Em observação, na Clínica

Hoje é sexta-feira. São 13h18.

Estou na Clínica de Cirurgia da Obesidade, em Botafogo, aguardando ser atendida, às 14h40.

Estou sentada na recepção. Ao meu lado direito, parte do sofá com a minha mochila e o celular em cima. Ao meu lado esquerdo, sofá vazio. Na minha frente, um vão por onde as pessoas passam.

A recepcionista está atrás do balcão, no telefone. Ela é negra, magra, baixa. Tem o cabelo comprido, encaracolado, preso num meio-rabo de cavalo. Veste calça social preta, blusa social bege, sapato social preto, de bico fino, e está sentada na sua cadeira, atrás do balcão. Como o balcão é alto, não consigo vê-la direito.

- Não, tá. Pode deixar. Não, pode deixar. Vou sair daqui 15h30. Então. Tá, então pode deixar que eu vou sair 15h30 daqui pra ir com folga, tá. Tá, beijo.

Ela desliga o telefone.

- Meu Deus do céu, ele só dá trabalho. Tá vendo o tempo que demora? Nunca atende rápido. Ainda fala que é pra agilizar... Ai... tudo isso? Meu Deus do céu...

Agora permanecemos em silêncio.

A recepcionista come algo.

- Ai meu Deus, muita fome. Dificuldaaaade!

A porta abre.

Três senhoras entram. Uma permanece de pé, no balcão da recepção.

Uma senhora sentada ao meu lado esquerdo e uma sentada ao meu lado direito, uma em pé na minha frente.

A senhora sentada ao meu lado esquerdo é negra, um pouco acima do peso, baixinha, e cabelo preto, curto. Veste um vestido longo, cinza e um casaco bege e um sapato preto.

A sentada ao meu lado direito é negra, baixinha, um pouco gordinha, e tem o cabelo curto, grisalho. Veste uma saia azul, blusa azul estampada e sandália bege. Está sentada, de braços cruzados, sobre o colo.

A senhora sentada ao meu lado esquerdo levantou e está lendo as coisas, no quadro. Sentou ao meu lado novamente.

- Também de 20. Tudo de jovem. Ah, mas eu quero ter.

A senhora ao meu lado direito:

- Eu tenho cabeça de 20. Tenho 86 anos, mas cabeça de 20.

- A senhora de 96 anos. Bebe, fuma, e vai pra pagode. Cabelo de ené.

O doutor chegou. Passou pela gente, na recepção.

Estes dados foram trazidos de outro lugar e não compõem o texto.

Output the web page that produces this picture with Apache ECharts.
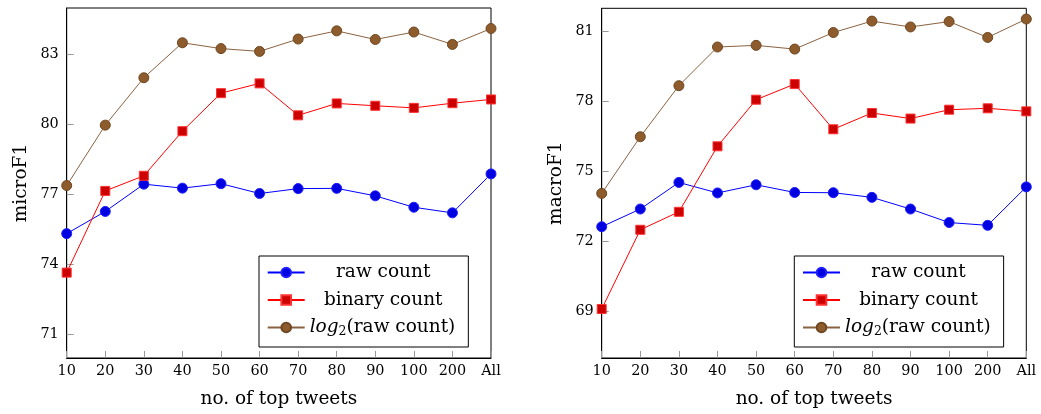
<!DOCTYPE html>
<html>
<head>
<meta charset="utf-8">
<script src="https://cdn.jsdelivr.net/npm/echarts@6/dist/echarts.min.js"></script>
<style>
html,body{margin:0;padding:0;background:#fff;}
#c{width:1041px;height:414px;}
</style>
</head>
<body>
<div id="c"></div>
<script>
var categories = ['10','20','30','40','50','60','70','80','90','100','200','All'];

var microRaw    = [75.33, 76.28, 77.45, 77.28, 77.47, 77.05, 77.26, 77.27, 76.95, 76.46, 76.22, 77.89];
var microBinary = [73.66, 77.16, 77.81, 79.72, 81.35, 81.77, 80.40, 80.91, 80.81, 80.72, 80.92, 81.08];
var microLog2   = [77.39, 79.98, 82.01, 83.51, 83.26, 83.14, 83.67, 84.02, 83.65, 83.97, 83.44, 84.12];

var macroRaw    = [72.63, 73.39, 74.53, 74.08, 74.43, 74.10, 74.09, 73.89, 73.39, 72.81, 72.69, 74.34];
var macroBinary = [69.10, 72.50, 73.27, 76.08, 78.08, 78.75, 76.81, 77.51, 77.27, 77.65, 77.71, 77.58];
var macroLog2   = [74.06, 76.49, 78.68, 80.34, 80.41, 80.25, 80.96, 81.45, 81.20, 81.43, 80.75, 81.54];

var microTicks = [71, 74, 77, 80, 83];
var macroTicks = [69, 72, 75, 78, 81];

var seriesNames = ['raw count', 'binary count', 'log2(raw count)'];

var FONT = 'DejaVu Serif';

var styles = [
  {symbol:'circle', size:10, line:'#0000ff', fill:'#0000e0', border:'#2020ff'},
  {symbol:'rect',   size:9,  line:'#ff0000', fill:'#cc0000', border:'#ff3030'},
  {symbol:'circle', size:10, line:'#8a6240', fill:'#8e5c2c', border:'#6e4722'}
];

function xAxis(gi) {
  return {
    type:'category', gridIndex:gi, data:categories, boundaryGap:false,
    name:'no. of top tweets', nameLocation:'middle', nameGap:32,
    nameTextStyle:{fontFamily:FONT, fontSize:18.5, color:'#000'},
    axisLine:{lineStyle:{color:'#000', width:1}},
    axisTick:{show:true, inside:true, length:7, alignWithLabel:true, lineStyle:{color:'#999'}},
    axisLabel:{fontFamily:FONT, fontSize:14.4, color:'#000', margin:6, interval:0},
    splitLine:{show:false}
  };
}
function yAxis(gi, min, max, ticks, name) {
  return {
    type:'value', gridIndex:gi, min:min, max:max,
    name:name, nameLocation:'middle', nameGap:36,
    nameTextStyle:{fontFamily:FONT, fontSize:18.5, color:'#000'},
    axisLine:{show:true, lineStyle:{color:'#000', width:1}},
    axisTick:{show:true, inside:true, length:7, customValues:ticks, lineStyle:{color:'#999'}},
    axisLabel:{fontFamily:FONT, fontSize:14.4, color:'#000', margin:8, customValues:ticks},
    splitLine:{show:false}
  };
}
function mk(name, data, gi, si) {
  var s = styles[si];
  return {
    name:name, type:'line', xAxisIndex:gi, yAxisIndex:gi, data:data,
    symbol:s.symbol, symbolSize:s.size, showSymbol:true,
    lineStyle:{color:s.line, width:1},
    itemStyle:{color:s.fill, borderColor:s.border, borderWidth:1},
    emphasis:{disabled:true}, z: 3 + si
  };
}
function legend(left) {
  return {
    orient:'vertical', left:left, top:256,
    padding:[7,13,9,7.7],
    itemWidth:37, itemHeight:12, itemGap:8.5,
    borderColor:'#000', borderWidth:1, backgroundColor:'#fff',
    data:seriesNames,
    textStyle:{fontFamily:FONT, fontSize:18.5, color:'#000',
      rich:{
        c:{fontFamily:FONT, fontSize:18.5, color:'#000', width:147, align:'center'},
        i:{fontFamily:FONT, fontSize:18.5, fontStyle:'italic', color:'#000'},
        s:{fontFamily:FONT, fontSize:12.5, color:'#000', verticalAlign:'bottom', padding:[8,0,0,0]},
        t:{fontFamily:FONT, fontSize:18.5, color:'#000'}
      }
    },
    formatter:function(n){
      if (n === 'log2(raw count)') return '{i|log}{s|2}{t|(raw count)}';
      return '{c|' + n + '}';
    },
    selectedMode:false
  };
}

var chart = echarts.init(document.getElementById('c'), null, {renderer:'canvas'});
chart.setOption({
  animation:false,
  backgroundColor:'#fff',
  grid:[
    {left:66.7, right:550, top:8, bottom:53, show:true, borderColor:'#000', borderWidth:1, containLabel:false},
    {left:601.7, right:14.7, top:8.3, bottom:53, show:true, borderColor:'#000', borderWidth:1, containLabel:false}
  ],
  xAxis:[xAxis(0), xAxis(1)],
  yAxis:[yAxis(0, 70, 85, microTicks, 'microF1'), yAxis(1, 67, 82, macroTicks, 'macroF1')],
  legend:[legend(259), legend(794.3)],
  series:[
    mk(seriesNames[0], microRaw, 0, 0),
    mk(seriesNames[1], microBinary, 0, 1),
    mk(seriesNames[2], microLog2, 0, 2),
    mk(seriesNames[0], macroRaw, 1, 0),
    mk(seriesNames[1], macroBinary, 1, 1),
    mk(seriesNames[2], macroLog2, 1, 2)
  ]
});
</script>
</body>
</html>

- A sogra da filha da minha prima. Gente, que cabeça maravilhosa. Mora aqui em Laranjeiras, sozinha.

A outra recepcionista chega e passa pela recepção.

- E ela adora a nora. O filho fica tomando conta dela.

- Minha madrinha com 98.

- É, dona Alba com 98, conversava bem a beça. Conversava muito bem, ela tinha a cabeça boa.

- Ela falava assim: cale a boca, você não sabe mais do que eu.

- Ela quer que eu vá pro aniversário dela. Eu falei: acho que erraram a sua idade. Deixaram apartamento em Laranjeiras. As patroa dela tem uma arquiteta, aquela do arquivo. Fizeram um filme, até com a Gloria Pires. Naquela época, elas já eram lésbicas. Não é como igual hoje. Mas a neta dela, que é filha da minha sobrinha. E acharam maravilhoso. E a neta veio pra traduzir. Ela achou maravilhoso a minha avó. Eu até queria ver o filme. Foi falado, com a Gloria Pires. A Gloria Pires fazendo papel de lésbica. Ela fez o papel dela, no filme. Ela cuidava das três. Ela tem pensão de marinha, e ela dá pensão pra nora, porque ela dá a pensão pras patroas. Ela não me deu o apartamento de Ipanema, porque ela não gostava do meu marido. Mas deixou um em Laranjeiras. Ela mora aqui em Laranjeiras. Eu falei: meu filho. Elas adotaram três meninas. E o filho dela criou do mesmo jeito como criou as filhas. Tenente coronel. A casa dela, menina... igualzinho. Falou, meu filho. É, né...?

- Vendeu documento dele... Vem dizer pra ele... Meu Deus, Meu Deus. O enterro...

- Ele foi?

A porta abre. Duas senhoras entram.

A senhora que estava ao meu lado esquerdo, agora, senta ao meu lado direito.

E, ao meu lado direito, outra senhora está sentada. É branca, magra, um pouco gordinha, e baixa. usa óculos e tem o cabelo liso, curto, vermelho. Usa calça jeans, blusa branca e amarela e carrega uma bolsa preta, no colo. Calça uma sandália bege.